When a company director is convicted of corruption or dereliction, three sanctions can apply: incarceration, a fine or banishment from directorships.

When the equivalent from a union is similarly convicted, only the first two sanctions apply. Should he (it’s always a he) be found guilty of assault, trespass or theft of members’ funds (all of which are despairingly common convictions among union officials in Australia) and avoids a holiday at the governor’s expense (again, despairingly common) he can return straight to work from the courthouse to do it all again. That he often does is the most despairing fact of all.

This anomaly would have been eradicated by the Government’s Ensuring Integrity Bill this week. But Senators Lambie and Hanson scotched that, locking the vote in the Senate on Thursday at 34-34.

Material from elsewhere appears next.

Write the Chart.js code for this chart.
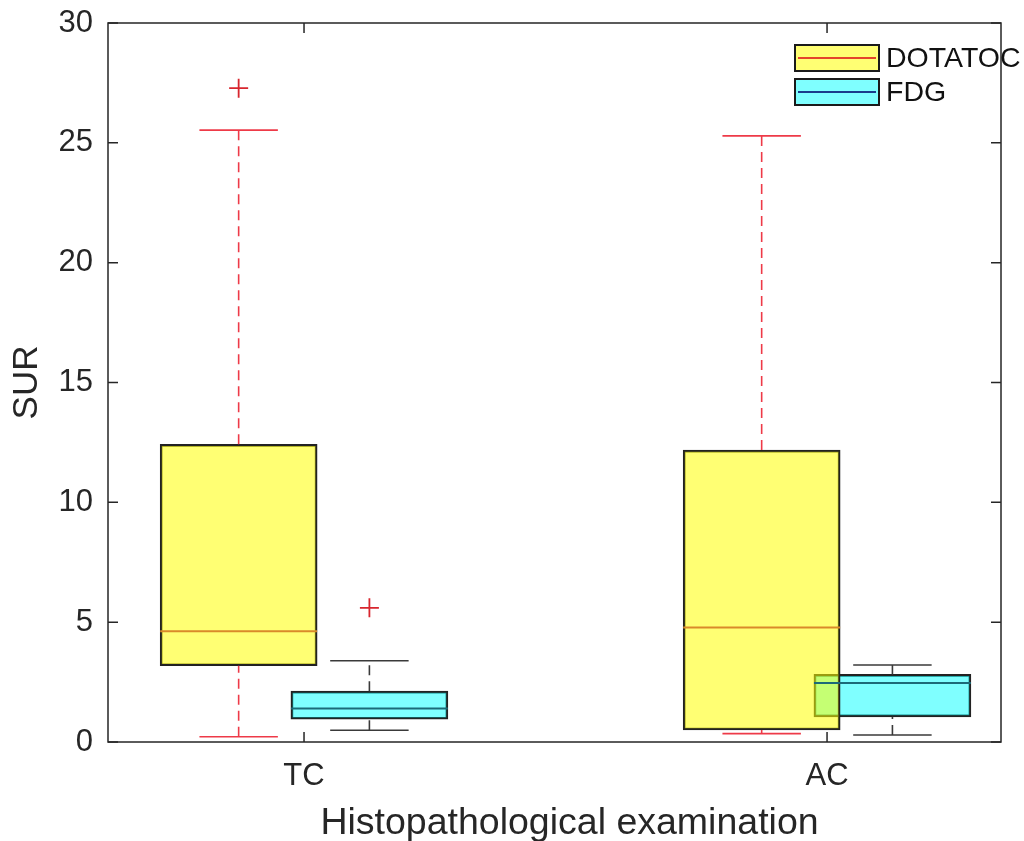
<!DOCTYPE html>
<html>
<head>
<meta charset="utf-8">
<script src="https://cdn.jsdelivr.net/npm/chart.js@4"></script>
<style>
  body { margin: 0; background: #fff; }
  #box-chart { display: block; }
</style>
</head>
<body>
<canvas id="box-chart" width="1024" height="841"></canvas>
<script>
const groups = ['TC', 'AC'];

const dotatocLow = [0.22, 0.35];
const dotatocQ1 = [3.18, 0.50];
const dotatocMedian = [4.62, 4.78];
const dotatocQ3 = [12.42, 12.18];
const dotatocHigh = [25.53, 25.29];
const dotatocOutliers = [[27.28], []];

const fdgLow = [0.49, 0.29];
const fdgQ1 = [0.95, 1.05];
const fdgMedian = [1.40, 2.46];
const fdgQ3 = [2.12, 2.82];
const fdgHigh = [3.39, 3.21];
const fdgOutliers = [[5.60], []];

const yTicks = [0, 5, 10, 15, 20, 25, 30];
const xTitle = 'Histopathological examination';

const FONT = "'Liberation Sans', Arial, sans-serif";
const INK = '#262626';

// one series of boxes, offset from the group position
function boxSeries(label, low, q1, med, q3, high, outliers, offset, opts) {
  const sets = [];
  const seg = (pts, color, dash, width) => ({
    type: 'line',
    label: label,
    data: pts,
    borderColor: color,
    borderWidth: width || 1.6,
    borderDash: dash || [],
    pointRadius: 0,
    fill: false,
    order: 0
  });
  groups.forEach((g, i) => {
    const c = i + 1 + offset;
    sets.push(seg([{x: c, y: q3[i]}, {x: c, y: high[i]}], opts.whisker, [10, 6]));
    sets.push(seg([{x: c, y: low[i]}, {x: c, y: q1[i]}], opts.whisker, [10, 6]));
    sets.push(seg([{x: c - 0.075, y: high[i]}, {x: c + 0.075, y: high[i]}], opts.whisker));
    sets.push(seg([{x: c - 0.075, y: low[i]}, {x: c + 0.075, y: low[i]}], opts.whisker));
    sets.push(seg([{x: c - 0.15, y: med[i]}, {x: c + 0.15, y: med[i]}], opts.median, [], 2));
  });
  sets.push({
    type: 'scatter',
    label: label,
    data: groups.flatMap((g, i) => outliers[i].map(v => ({x: i + 1 + offset, y: v}))),
    pointStyle: 'cross',
    pointRadius: 9.5,
    borderColor: '#d8262e',
    borderWidth: 1.8,
    order: 0
  });
  sets.unshift({
    type: 'bar',
    label: label,
    data: groups.map((g, i) => ({x: i + 1 + offset, y: [q1[i], q3[i]]})),
    backgroundColor: opts.fill,
    borderColor: '#222',
    borderWidth: 2,
    borderSkipped: false,
    barThickness: 157,
    grouped: false,
    order: opts.order
  });
  return sets;
}

const datasets = [].concat(
  boxSeries('FDG', fdgLow, fdgQ1, fdgMedian, fdgQ3, fdgHigh, fdgOutliers, 0.125,
    {fill: 'rgba(0,255,255,0.5)', whisker: '#3a3a3a', median: '#1c6a78', order: 3}),
  boxSeries('DOTATOC', dotatocLow, dotatocQ1, dotatocMedian, dotatocQ3, dotatocHigh, dotatocOutliers, -0.125,
    {fill: 'rgba(255,255,0,0.55)', whisker: '#ee3a48', median: '#d98a2a', order: 2})
);

const legendItems = [
  {label: 'DOTATOC', fill: 'rgba(255,255,0,0.55)', line: '#e4452a'},
  {label: 'FDG', fill: 'rgba(0,255,255,0.5)', line: '#1a3c8c'}
];

const matlabFrame = {
  id: 'matlabFrame',
  afterDatasetsDraw(chart) {
    const {ctx, chartArea: a, scales: {x, y}} = chart;
    ctx.save();
    ctx.strokeStyle = INK;
    ctx.lineWidth = 1.5;
    ctx.strokeRect(a.left, a.top, a.right - a.left, a.bottom - a.top);
    ctx.beginPath();
    y.ticks.forEach(t => {
      const py = y.getPixelForValue(t.value);
      ctx.moveTo(a.left, py); ctx.lineTo(a.left + 10, py);
      ctx.moveTo(a.right, py); ctx.lineTo(a.right - 10, py);
    });
    x.ticks.forEach(t => {
      const px = x.getPixelForValue(t.value);
      ctx.moveTo(px, a.bottom); ctx.lineTo(px, a.bottom - 10);
      ctx.moveTo(px, a.top); ctx.lineTo(px, a.top + 10);
    });
    ctx.stroke();
    ctx.restore();
  },
  afterDraw(chart) {
    const {ctx, chartArea: a} = chart;
    ctx.save();
    // x axis label, sits a little right of centre as in the original
    ctx.fillStyle = INK;
    ctx.font = '37.5px ' + FONT;
    ctx.textAlign = 'center';
    ctx.textBaseline = 'alphabetic';
    ctx.fillText(xTitle, (a.left + a.right) / 2 + 15, a.bottom + 92);

    ctx.textAlign = 'left';
    legendItems.forEach((item, i) => {
      const lx = a.right - 206, ly = a.top + 22 + i * 34, w = 84, h = 26;
      ctx.fillStyle = '#fff';
      ctx.fillRect(lx, ly, w, h);
      ctx.fillStyle = item.fill;
      ctx.fillRect(lx, ly, w, h);
      ctx.strokeStyle = '#1a1a1a';
      ctx.lineWidth = 2;
      ctx.strokeRect(lx, ly, w, h);
      ctx.strokeStyle = item.line;
      ctx.lineWidth = 2.2;
      ctx.beginPath();
      ctx.moveTo(lx + 3, ly + h / 2);
      ctx.lineTo(lx + w - 3, ly + h / 2);
      ctx.stroke();
      ctx.fillStyle = '#111';
      ctx.font = '28.5px ' + FONT;
      ctx.textBaseline = 'middle';
      ctx.fillText(item.label, lx + w + 7, ly + h / 2 + 1);
    });
    ctx.restore();
  }
};

new Chart(document.getElementById('box-chart'), {
  type: 'bar',
  data: { datasets: datasets },
  plugins: [matlabFrame],
  options: {
    responsive: false,
    animation: false,
    layout: { padding: { left: 0, top: 23, right: 23, bottom: 0 } },
    scales: {
      x: {
        type: 'linear',
        offset: false,
        min: 0.6252,
        max: 2.3326,
        grid: { display: false, drawTicks: false, offset: false },
        border: { display: false },
        afterBuildTicks: scale => { scale.ticks = groups.map((g, i) => ({value: i + 1})); },
        afterFit: scale => {
          scale.height = 99;
          scale.paddingLeft = 0;
          scale.paddingRight = 0;
        },
        ticks: {
          padding: 16,
          color: INK,
          font: { family: FONT, size: 31 },
          callback: v => groups[v - 1]
        },
        title: { display: false, text: xTitle }
      },
      y: {
        min: 0,
        max: 30,
        grid: { display: false, drawTicks: false },
        border: { display: false },
        afterBuildTicks: scale => { scale.ticks = yTicks.map(v => ({value: v})); },
        afterFit: scale => {
          scale.width = 108;
          scale.paddingTop = 0;
          scale.paddingBottom = 0;
        },
        ticks: {
          padding: 15,
          color: INK,
          font: { family: FONT, size: 31 }
        },
        title: {
          display: true,
          text: 'SUR',
          color: INK,
          font: { family: FONT, size: 35 },
          padding: { top: 6, bottom: 0 }
        }
      }
    },
    plugins: {
      legend: { display: false },
      tooltip: { enabled: false }
    }
  }
});
</script>
</body>
</html>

The reasons they gave suggest they did not actually understand the Bill on which they voted.

On Wednesday evening, Hanson rose in the Senate to deliver a wide-ranging speech about the Bill. Not all of it was directly relevant.

She said “ensuring integrity” for registered organisations should also include multinational tax avoidance; Australian jobs were being sold out by free trade deals with Indonesia, Hong Kong and Peru; the Fair Work Act was too complex; and, finally, Westpac was bad.

She also disclosed that she had had “very worthwhile discussions” with 10 unions, including the CFMMEU and AWU, in the lead up to voting against the legislation.

In a press conference after voting down the bill, Senator Hanson was asked when she had reached her decision about the Bill. “It’s basically come down to this week… And especially when it came out about Westpac.”

If this is the case – that the Bill needed to be stopped because of the accusations against Westpac – then Hanson didn’t understand the legislation on which she was voting.

The Ensuring Integrity Bill seeks to make union officials accountable under provisions similar to those governing company directors in the Corporations Act. Currently they are none.

Under the Corporations Act a person is automatically disqualified from managing corporations if he or she is convicted of a number of offences.

Specifically under section 206B of the Corporations Act a person becomes disqualified from managing corporations if he or she is:

·      Convicted of an offence under the Corporations Act punishable by a period of more than 12 months imprisonment;
·      Convicted of an offence involving dishonesty punishable by at least 3 years imprisonment
·      Convicted of an offence against the law of a foreign country punishable by a period of more than 12 months imprisonment; or
·      Convicted on indictment of any offence that impacts the corporation.

If Senator Hanson has an issue with the Corporations Act, that is a very different issue. But to say similar sanctions should not apply to union officials because of Westpac’s failings is nonsense.

The special rights and privileges extended to unionists, including tax exemptions and the right to trespass on private land, should come with accountabilities that do not currently exist.

In a further twist, Senator Hanson was quoted in The Australian saying she had voted against the bill because of the “unfettered powers” it gave to administrators appointed to a union.

The legislation would empower the Federal Court and Fair Work Commission to place an organisation into administration when its officers have been found by a court to have misappropriated funds, repeatedly broken the law, breached their duties or otherwise ceased to function effectively.

This is not an arbitrary power, as Senator Hanson suggested.

Senator Lambie’s position on the Bill is even more bizarre. She had consistently said she would support the legislation if John Setka was still the secretary of the Victorian division of the CFMMEU. Setka still holds that position but Lambie’s position has changed. She now opposes the Bill.

As I recently told the Senate Committee Inquiry into this legislation: “The first principle of public policy is to always begin with one question, and that is what is the issue we seek to solve with Legislation? From the outset, I would simply propose that in the case of the Ensuring Integrity legislation the issue the community seek to solve is the ongoing, undeniable truth of lawlessness of officials of some registered organisations in this country.”

Senators Hanson and Lambie should stop playing politics on this vitally important issue.